KWRN
- Apple Valley, California; United States;
- Broadcast area: Victorville, California
- Frequency: 1550 kHz
- Branding: Radio Lazer 99.5 y 1550

Programming
- Format: Regional Mexican

Ownership
- Owner: Lazer Media; (Lazer Licenses, LLC);

History
- First air date: 1989
- Former call signs: KITH (1989–1991); KAPL (1991–1994);

Technical information
- Licensing authority: FCC
- Facility ID: 33393
- Class: B
- Power: 5,000 watts (day); 500 watts (night);
- Transmitter coordinates: 34°32′12″N 117°9′25.1″W﻿ / ﻿34.53667°N 117.156972°W
- Translator: 99.5 K258DE (Apple Valley)

Links
- Public license information: Public file; LMS;
- Webcast: Listen live
- Website: www.radiolazer.com/victor-valley

= KWRN =

KWRN (1550 AM) is a commercial radio station licensed to Apple Valley, California, United States, and serving the Victor Valley area. Owned by Lazer Media, it carries a regional Mexican format branded as "Radio Lazer 99.5 y 1550".

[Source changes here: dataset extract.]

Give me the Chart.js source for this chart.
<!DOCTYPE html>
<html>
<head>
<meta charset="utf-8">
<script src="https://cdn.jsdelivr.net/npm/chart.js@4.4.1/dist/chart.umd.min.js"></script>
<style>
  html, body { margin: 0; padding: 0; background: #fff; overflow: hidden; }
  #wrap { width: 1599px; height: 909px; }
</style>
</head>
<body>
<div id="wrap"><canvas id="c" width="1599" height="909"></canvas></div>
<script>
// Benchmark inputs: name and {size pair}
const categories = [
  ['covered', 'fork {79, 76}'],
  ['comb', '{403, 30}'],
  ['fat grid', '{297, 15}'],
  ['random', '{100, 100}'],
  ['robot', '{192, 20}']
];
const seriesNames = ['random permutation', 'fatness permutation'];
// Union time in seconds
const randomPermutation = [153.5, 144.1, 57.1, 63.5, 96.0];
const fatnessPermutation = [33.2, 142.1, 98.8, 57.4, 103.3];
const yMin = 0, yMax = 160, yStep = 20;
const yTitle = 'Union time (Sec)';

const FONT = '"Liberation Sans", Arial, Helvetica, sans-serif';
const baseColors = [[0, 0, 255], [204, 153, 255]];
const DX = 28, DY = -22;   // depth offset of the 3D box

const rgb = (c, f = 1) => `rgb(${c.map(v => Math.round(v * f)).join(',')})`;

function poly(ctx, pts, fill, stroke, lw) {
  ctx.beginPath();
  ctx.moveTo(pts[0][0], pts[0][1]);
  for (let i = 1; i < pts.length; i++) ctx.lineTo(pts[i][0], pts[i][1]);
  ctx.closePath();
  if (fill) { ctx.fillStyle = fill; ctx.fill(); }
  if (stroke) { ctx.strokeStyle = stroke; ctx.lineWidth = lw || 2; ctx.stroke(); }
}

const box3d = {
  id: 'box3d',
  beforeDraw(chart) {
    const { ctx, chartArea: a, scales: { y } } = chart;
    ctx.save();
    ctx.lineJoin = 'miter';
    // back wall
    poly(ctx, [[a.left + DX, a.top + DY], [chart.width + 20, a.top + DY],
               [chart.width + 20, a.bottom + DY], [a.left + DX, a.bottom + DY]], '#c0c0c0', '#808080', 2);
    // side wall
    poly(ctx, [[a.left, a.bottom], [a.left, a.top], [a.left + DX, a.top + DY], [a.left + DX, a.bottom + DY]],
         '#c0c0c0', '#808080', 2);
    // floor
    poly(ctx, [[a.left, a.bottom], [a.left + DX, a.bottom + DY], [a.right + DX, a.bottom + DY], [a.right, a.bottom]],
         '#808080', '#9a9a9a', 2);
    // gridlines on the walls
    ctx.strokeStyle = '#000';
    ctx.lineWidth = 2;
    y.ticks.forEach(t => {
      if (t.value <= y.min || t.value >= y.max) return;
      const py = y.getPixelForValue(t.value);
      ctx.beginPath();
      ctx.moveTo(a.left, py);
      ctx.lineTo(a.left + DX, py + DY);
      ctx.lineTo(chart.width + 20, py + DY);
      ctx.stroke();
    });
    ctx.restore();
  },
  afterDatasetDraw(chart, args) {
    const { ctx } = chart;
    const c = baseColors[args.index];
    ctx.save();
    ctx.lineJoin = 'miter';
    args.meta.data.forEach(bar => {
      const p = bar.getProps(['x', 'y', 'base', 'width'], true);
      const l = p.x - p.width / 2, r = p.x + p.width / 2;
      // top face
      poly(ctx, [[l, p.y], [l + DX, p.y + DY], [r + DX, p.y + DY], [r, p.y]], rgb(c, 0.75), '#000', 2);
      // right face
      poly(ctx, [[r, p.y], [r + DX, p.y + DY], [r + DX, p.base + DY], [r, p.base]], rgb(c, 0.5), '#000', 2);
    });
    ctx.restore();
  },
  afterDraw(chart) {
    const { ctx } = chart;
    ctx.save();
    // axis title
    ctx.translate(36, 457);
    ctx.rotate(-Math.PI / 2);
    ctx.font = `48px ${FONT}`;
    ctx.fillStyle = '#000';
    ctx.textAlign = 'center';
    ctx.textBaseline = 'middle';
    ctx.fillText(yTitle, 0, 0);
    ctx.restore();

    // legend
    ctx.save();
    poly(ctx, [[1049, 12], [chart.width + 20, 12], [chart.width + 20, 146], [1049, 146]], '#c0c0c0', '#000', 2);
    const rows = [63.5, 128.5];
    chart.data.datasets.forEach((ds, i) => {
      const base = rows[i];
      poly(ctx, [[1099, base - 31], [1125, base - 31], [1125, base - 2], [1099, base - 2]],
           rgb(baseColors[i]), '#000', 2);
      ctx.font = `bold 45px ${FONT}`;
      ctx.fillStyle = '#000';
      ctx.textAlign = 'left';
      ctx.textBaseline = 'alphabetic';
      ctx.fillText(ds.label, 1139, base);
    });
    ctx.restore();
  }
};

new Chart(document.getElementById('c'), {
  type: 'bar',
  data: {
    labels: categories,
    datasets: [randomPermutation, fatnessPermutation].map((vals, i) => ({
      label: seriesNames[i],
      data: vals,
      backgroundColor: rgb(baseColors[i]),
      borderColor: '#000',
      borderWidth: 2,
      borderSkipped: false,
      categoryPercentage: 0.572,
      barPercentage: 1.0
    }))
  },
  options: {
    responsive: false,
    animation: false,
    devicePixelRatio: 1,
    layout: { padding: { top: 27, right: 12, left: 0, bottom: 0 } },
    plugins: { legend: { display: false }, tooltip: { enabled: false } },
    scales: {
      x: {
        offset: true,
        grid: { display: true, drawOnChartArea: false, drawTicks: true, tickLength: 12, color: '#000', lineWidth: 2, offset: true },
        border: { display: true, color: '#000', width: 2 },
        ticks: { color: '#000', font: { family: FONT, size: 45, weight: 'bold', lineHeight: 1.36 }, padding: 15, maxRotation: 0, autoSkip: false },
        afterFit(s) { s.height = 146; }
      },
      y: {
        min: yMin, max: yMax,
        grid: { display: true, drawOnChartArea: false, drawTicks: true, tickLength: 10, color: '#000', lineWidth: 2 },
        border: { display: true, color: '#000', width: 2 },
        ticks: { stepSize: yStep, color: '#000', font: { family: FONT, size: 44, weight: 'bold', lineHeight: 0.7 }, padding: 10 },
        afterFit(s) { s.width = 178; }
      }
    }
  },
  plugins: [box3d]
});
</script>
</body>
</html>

KWRN is also heard over low-power FM translator K258DE at 99.5 MHz.

==History==
In 1989, a construction permit was granted by the Federal Communications Commission for a new AM station in Apple Valley at 1550 kHz. The construction permit had the call sign KITH. The station signed on the air in 1991. By the time that happened, it had the call letters KAPL. The call sign changed to KWRN in 1994, coinciding with Major Market Broadcasting's acquisition of the station.

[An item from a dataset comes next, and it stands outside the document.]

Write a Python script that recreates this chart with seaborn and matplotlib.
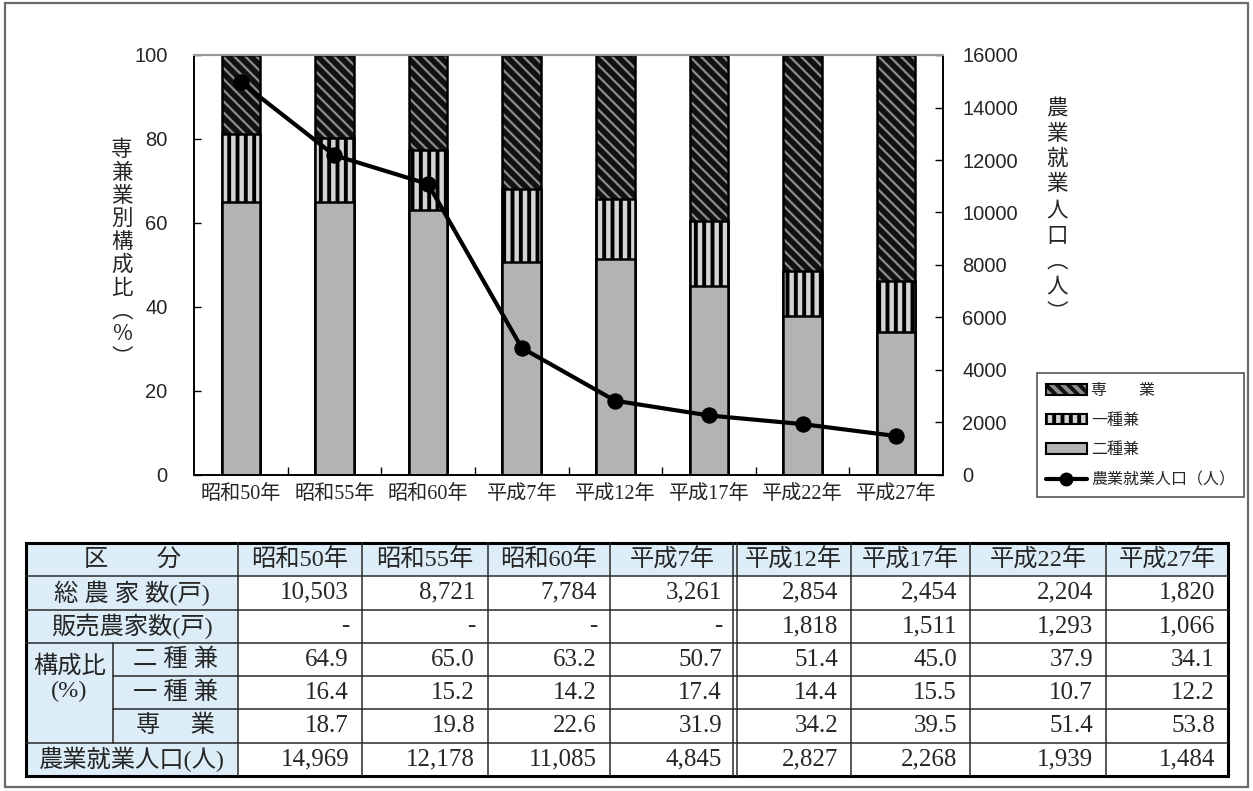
import numpy as np
import pandas as pd
import matplotlib
matplotlib.use("Agg")
import matplotlib.pyplot as plt
from matplotlib.patches import Rectangle, Patch
from matplotlib.lines import Line2D
from matplotlib.legend_handler import HandlerTuple
from matplotlib.font_manager import FontProperties
import seaborn as sns

# ---- data ----
years = ["昭和50年", "昭和55年", "昭和60年", "平成7年",
         "平成12年", "平成17年", "平成22年", "平成27年"]
total_farms = [10503, 8721, 7784, 3261, 2854, 2454, 2204, 1820]
sales_farms = [None, None, None, None, 1818, 1511, 1293, 1066]
part_time_2 = [64.9, 65.0, 63.2, 50.7, 51.4, 45.0, 37.9, 34.1]   # 二種兼
part_time_1 = [16.4, 15.2, 14.2, 17.4, 14.4, 15.5, 10.7, 12.2]   # 一種兼
full_time = [18.7, 19.8, 22.6, 31.9, 34.2, 39.5, 51.4, 53.8]     # 専業
farm_workers = [14969, 12178, 11085, 4845, 2827, 2268, 1939, 1484]

W, H = 1253, 791
sns.set_style("ticks")
plt.rcParams["font.family"] = ["Liberation Sans", "Noto Sans CJK JP", "DejaVu Sans"]
plt.rcParams["hatch.linewidth"] = 2.8
CJK = ["Noto Sans CJK JP", "DejaVu Sans"]
SERIF = ["Liberation Serif", "Noto Sans CJK JP", "DejaVu Sans"]

fig = plt.figure(figsize=(W / 100, H / 100), dpi=100)
fig.patch.set_facecolor("white")

# chart area
L, R, T, B = 194, 943, 55, 475
ax = fig.add_axes([L / W, 1 - B / H, (R - L) / W, (B - T) / H])

df = pd.DataFrame({"year": years, "p2": part_time_2, "p1": part_time_1, "ft": full_time})
df["top_p1"] = df["p2"] + df["p1"]
df["top_ft"] = df["top_p1"] + df["ft"]

bar_w = 0.41
FULL_FACE, FULL_HATCH = "#111111", "#8c8c8c"
P1_FACE = "#d4d4d4"
P2_FACE = "#b3b3b3"


def set_hatch_lw(patches, lw):
    for p in patches:
        if hasattr(p, "set_hatch_linewidth"):
            p.set_hatch_linewidth(lw)


# 専業 (top segment): dark face with light diagonal stripes
n0 = len(ax.patches)
sns.barplot(data=df, x="year", y="top_ft", ax=ax, color=FULL_FACE, saturation=1,
            edgecolor=FULL_HATCH, hatch="\\\\\\", linewidth=0, width=bar_w, errorbar=None)
set_hatch_lw(ax.patches[n0:], 1.6)
sns.barplot(data=df, x="year", y="top_ft", ax=ax, color="black", fill=False,
            edgecolor="black", linewidth=1.8, width=bar_w, errorbar=None)
# 一種兼: vertical stripes
n0 = len(ax.patches)
sns.barplot(data=df, x="year", y="top_p1", ax=ax, color=P1_FACE, saturation=1,
            edgecolor="black", hatch="||", linewidth=1.8, width=bar_w, errorbar=None)
set_hatch_lw(ax.patches[n0:], 2.8)
# 二種兼: plain gray
sns.barplot(data=df, x="year", y="p2", ax=ax, color=P2_FACE, saturation=1,
            edgecolor="black", linewidth=1.8, width=bar_w, errorbar=None)

ax.set_xlim(-0.5, len(years) - 0.5)
ax.set_ylim(0, 100)
ax.set_yticks(np.arange(0, 101, 20))
ax.set_xticks(range(len(years)))
ax.set_xticklabels(years, fontfamily=SERIF, fontsize=14.5)
ax.set_xticks(np.arange(0.5, len(years) - 1, 1.0), minor=True)
ax.tick_params(axis="x", which="major", length=0, pad=7)
ax.tick_params(axis="x", which="minor", direction="in", length=6, width=1, color="black")
ax.tick_params(axis="y", direction="in", length=5, width=1, pad=19, labelsize=14.5,
               color="black")
ax.set_xlabel("")
ax.set_ylabel("")

# farm workers line on the secondary axis
ax2 = ax.twinx()
sns.lineplot(x=np.arange(len(years)), y=farm_workers, ax=ax2, color="black",
             linewidth=3, marker="o", markersize=11, markeredgecolor="black")
ax2.set_ylim(0, 16000)
ax2.set_yticks(np.arange(0, 16001, 2000))
ax2.tick_params(axis="y", direction="in", length=6, width=1, pad=14, labelsize=14.5,
                color="black")
ax2.set_ylabel("")
ax.set_xlim(-0.5, len(years) - 0.5)

for a in (ax, ax2):
    for side in ("left", "bottom", "right"):
        a.spines[side].set_color("black")
        a.spines[side].set_linewidth(1.2)
    a.spines["top"].set_color("#9a9a9a")
    a.spines["top"].set_linewidth(1.5)

# overlay in pixel coordinates for table, axis titles and frame
ov = fig.add_axes([0, 0, 1, 1])
ov.set_xlim(0, W)
ov.set_ylim(H, 0)
ov.set_axis_off()

ov.add_patch(Rectangle((5, 3), W - 10, H - 7, fill=False, edgecolor="#6a6a6a", lw=1.6))


def vertical_label(x, y0, step, chars, size):
    for i, ch in enumerate(chars):
        ov.text(x, y0 + i * step, ch, ha="center", va="center", fontsize=size,
                fontfamily=CJK)


vertical_label(122, 150, 23, "専兼業別構成比︵%︶", 15.5)
vertical_label(1057, 108, 25.5, "農業就業人口︵人︶", 15.5)

# legend
h_full = (Patch(facecolor=FULL_FACE, edgecolor=FULL_HATCH, hatch="\\\\\\", lw=0),
          Patch(facecolor="none", edgecolor="black", lw=1.5))
set_hatch_lw([h_full[0]], 1.6)
h_p1 = Patch(facecolor=P1_FACE, edgecolor="black", hatch="||", lw=1.5)
set_hatch_lw([h_p1], 2.8)
h_p2 = Patch(facecolor=P2_FACE, edgecolor="black", lw=1.5)
h_line = Line2D([], [], color="black", lw=3, marker="o", markersize=9)
leg = fig.legend([h_full, h_p1, h_p2, h_line],
                 ["専　　業", "一種兼", "二種兼", "農業就業人口（人）"],
                 loc="upper right", bbox_to_anchor=(1244 / W, 1 - 373 / H),
                 borderaxespad=0, frameon=True, fancybox=False, framealpha=1,
                 edgecolor="#555555", handlelength=2.6, handleheight=0.65,
                 handletextpad=0.25, labelspacing=0.8, borderpad=0.55,
                 prop=FontProperties(family=CJK, size=11.5),
                 handler_map={tuple: HandlerTuple(ndivide=1, pad=0)})
leg.get_frame().set_linewidth(1.2)

# ---- table ----
col_x = [26, 238, 362, 488, 610, 735, 851, 970, 1106, 1228]
row_y = np.linspace(543, 776, 8)
sub_x = 113
BLUE = "#dcedf8"
TFS = 17.5

ov.add_patch(Rectangle((col_x[0], row_y[0]), col_x[-1] - col_x[0], row_y[1] - row_y[0],
                       facecolor=BLUE, edgecolor="none"))
ov.add_patch(Rectangle((col_x[0], row_y[0]), col_x[1] - col_x[0], row_y[-1] - row_y[0],
                       facecolor=BLUE, edgecolor="none"))

line_c = "#2a2a2a"
for i in range(1, 7):
    x0 = sub_x if i in (4, 5) else col_x[0]
    ov.plot([x0, col_x[-1]], [row_y[i], row_y[i]], color=line_c, lw=1.1)
for j in range(1, len(col_x) - 1):
    if j == 5:
        for dx in (-2, 2):
            ov.plot([col_x[j] + dx] * 2, [row_y[0], row_y[-1]], color=line_c, lw=1.1)
    else:
        ov.plot([col_x[j]] * 2, [row_y[0], row_y[-1]], color=line_c, lw=1.1)
ov.plot([sub_x, sub_x], [row_y[3], row_y[6]], color=line_c, lw=1.1)
ov.add_patch(Rectangle((col_x[0], row_y[0]), col_x[-1] - col_x[0], row_y[-1] - row_y[0],
                       fill=False, edgecolor="black", lw=2.2))


def cell_text(x, y, s, ha="center", size=TFS):
    ov.text(x, y, s, ha=ha, va="center", fontsize=size, fontfamily=SERIF)


def rmid(i):
    return (row_y[i] + row_y[i + 1]) / 2


label_mid = (col_x[0] + col_x[1]) / 2
sub_mid = (sub_x + col_x[1]) / 2
cell_text(label_mid, rmid(0), "区　　分")
cell_text(label_mid, rmid(1), "総 農 家 数(戸)")
cell_text(label_mid, rmid(2), "販売農家数(戸)")
cell_text((col_x[0] + sub_x) / 2, row_y[4] + 2, "構成比\n(%)")
cell_text(sub_mid, rmid(3), "二 種 兼")
cell_text(sub_mid, rmid(4), "一 種 兼")
cell_text(sub_mid, rmid(5), "専　 業")
cell_text(label_mid, rmid(6), "農業就業人口(人)")

rows = [
    [f"{v:,}" for v in total_farms],
    ["-" if v is None else f"{v:,}" for v in sales_farms],
    [f"{v:.1f}" for v in part_time_2],
    [f"{v:.1f}" for v in part_time_1],
    [f"{v:.1f}" for v in full_time],
    [f"{v:,}" for v in farm_workers],
]
for j, yr in enumerate(years):
    cx0, cx1 = col_x[j + 1], col_x[j + 2]
    cell_text((cx0 + cx1) / 2, rmid(0), yr)
    for r, vals in enumerate(rows):
        cell_text(cx1 - 13, rmid(r + 1), vals[j], ha="right", size=18)

fig.savefig("out.png", dpi=100, facecolor="white")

Former branding prior to the sale to Radio Lazer

In November 2016, translator 94.3 K232EW in Ventura was purchased from Southern California Public Radio for $40,000. On November 15, 2016, the Federal Communications Commission granted a construction permit to move K232EW from Ventura to Apple Valley and change the frequency to 99.5 MHz with an accompanying change of call letters to K258DE.